US pressure is weakening a proposal to curb world greenhouse gas emissions and reduce global warming that is to be discussed next week at the Group of Eight summit next month in Scotland, he Washington Post said.
Negotiators in the past month have agreed to delete language in the summit's final statement that details the mechanism of global warming, sets ambitious targets to cut carbon dioxide emissions and stricter environmental standards in World Bank-funded power projects, according to documents obtained by the newspaper.
The US will just not budge. We'd rather not have a deal than have a deal that lets George Bush off the hook.
World Wildlife Fund
One of the world's biggest contributors to global warming, the United States has striven to edit US government and international reports on the threat of climate change in support of its contention that mandatory carbon dioxide cuts are unnecessary.
Only last week, The New York Times reported that a former top White House advisor on environmental issues had watered down dire climate change warnings in US government reports -- the official has since taken a job with oil giant ExxonMobil Corp.
The so-called Kyoto Protocol, the first-ever international law on global warming, requires industrialized nations that have ratified it to slash emissions of greenhouse gas. But the United States and Australia have refused to ratify the 1997 treaty.

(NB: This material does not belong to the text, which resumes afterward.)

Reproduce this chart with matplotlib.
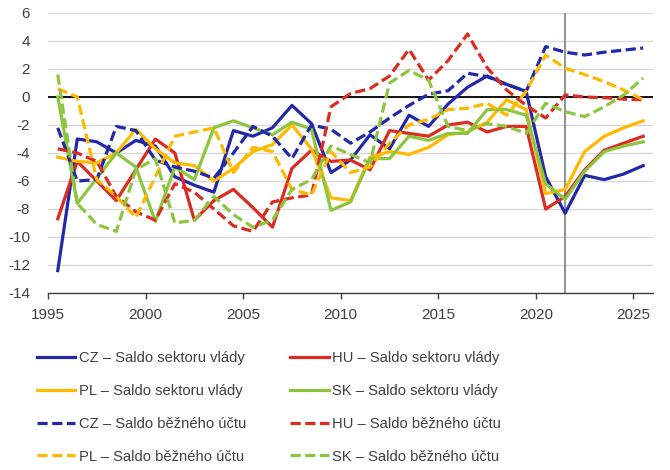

Although the scientific evidence is not conclusive, a growing number of scientists concur that man-made carbon dioxide is the chief contributor to a confirmed rise in the Earth's temperature in the past century.
The Washington Post gave an example of US-instigated changes in the G8 final statement on the environment: a section initially cited "increasingly compelling evidence of climate change, including rising ocean and atmospheric temperatures, retreating ice sheets and glaciers, rising sea levels, and changes to ecosystems."
It added: "Inertia in the climate system means that further warming is inevitable. Unless urgent action is taken, there will be a growing risk of adverse effects on economic development, human health and the natural environment, and of irreversible long-term changes to our climate and oceans."
Instead, the daily said, US negotiators substituted a sentence that reads, "Climate change is a serious long term challenge that has the potential to affect every part of the globe."
The head of the Council on Environmental Quality told the daily that the deletions had to be viewed "in context," adding that there was a "strong consensus about a shared commitment to practical action."
Environmentalists and opposition Democrats were more critical.
US Senator and former presidential candidate John Kerry told the daily: "The administration is pursuing a dangerous 'ostrich' policy: put your head in the sand and pretend nothing's happening."
Some experts are recommending that seven other members of the G-8 -- Britain, Japan, France, Germany, Italy, Canada and Russia -- adopt their own global warming plan rather than accept the watered-down statement.
"The US will just not budge," said Hans Verolme, director of the World Wildlife Fund's US climate change program. "We'd rather not have a deal than have a deal that lets George Bush off the hook."
The British government is hosting the G8 summit in Gleneagles, Scotland from July 6-8.